Implications and Strategic Responses
The potential for a full-blown trade war poses significant risks for both the EU and China. For the EU, retaliatory tariffs on critical sectors could lead to economic disruptions and increased costs for consumers. For China, imposing tariffs on European food, wine, and luxury goods could harm its own economy, given the significant import volumes from the EU.
- Alternative Suppliers: Should a trade war escalate, countries like New Zealand and Australia could benefit by filling the gap left by reduced EU exports. New Zealand, already China's largest dairy supplier, and Australia could see increased demand for their products. The Australian wine industry, in particular, stands to gain from the recent lifting of tariffs by China.
- Impact on Critical Minerals: China controls a significant portion of the global supply of critical minerals essential for the EU's green transition.
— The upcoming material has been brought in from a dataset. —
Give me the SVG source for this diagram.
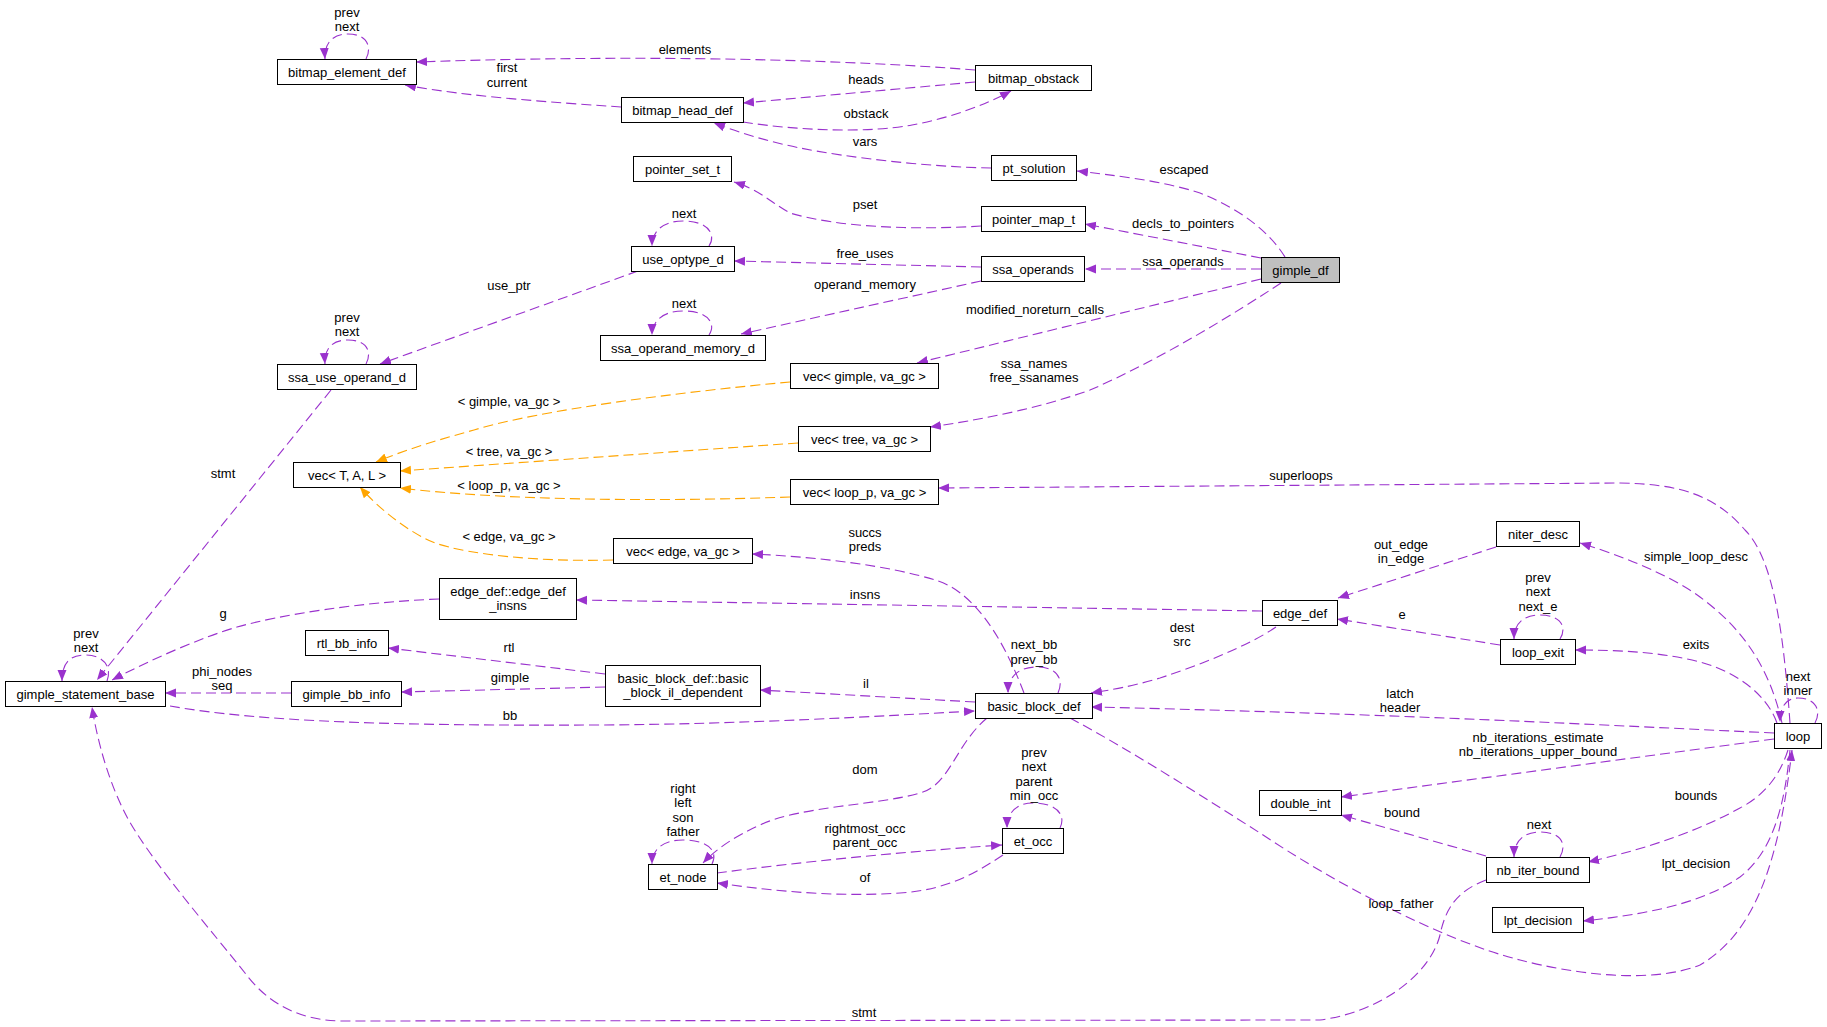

Any restriction on these exports, similar to past actions against Japan, could severely impact the EU's efforts to achieve its environmental goals.
- Economic and Political Negotiations: Both the EU and China have strong incentives to avoid a prolonged trade war. Diplomatic efforts and negotiations will be crucial in finding a resolution that addresses the EU's concerns about unfair competition while mitigating the risk of retaliatory measures from China.
Conclusion
The EU's decision to impose tariffs on Chinese electric vehicles marks a significant escalation in trade tensions. While aimed at protecting European industries, it risks triggering a broader trade conflict with China. Key sectors such as pork, dairy, brandy, wine, and luxury goods are particularly vulnerable to Chinese retaliation. The recent lifting of tariffs on Australian wine by China highlights the strategic moves being made in this brewing trade war. The coming months will be critical as both sides navigate these economic and political challenges, seeking to avoid a full-scale trade war that could have far-reaching consequences for global trade dynamics.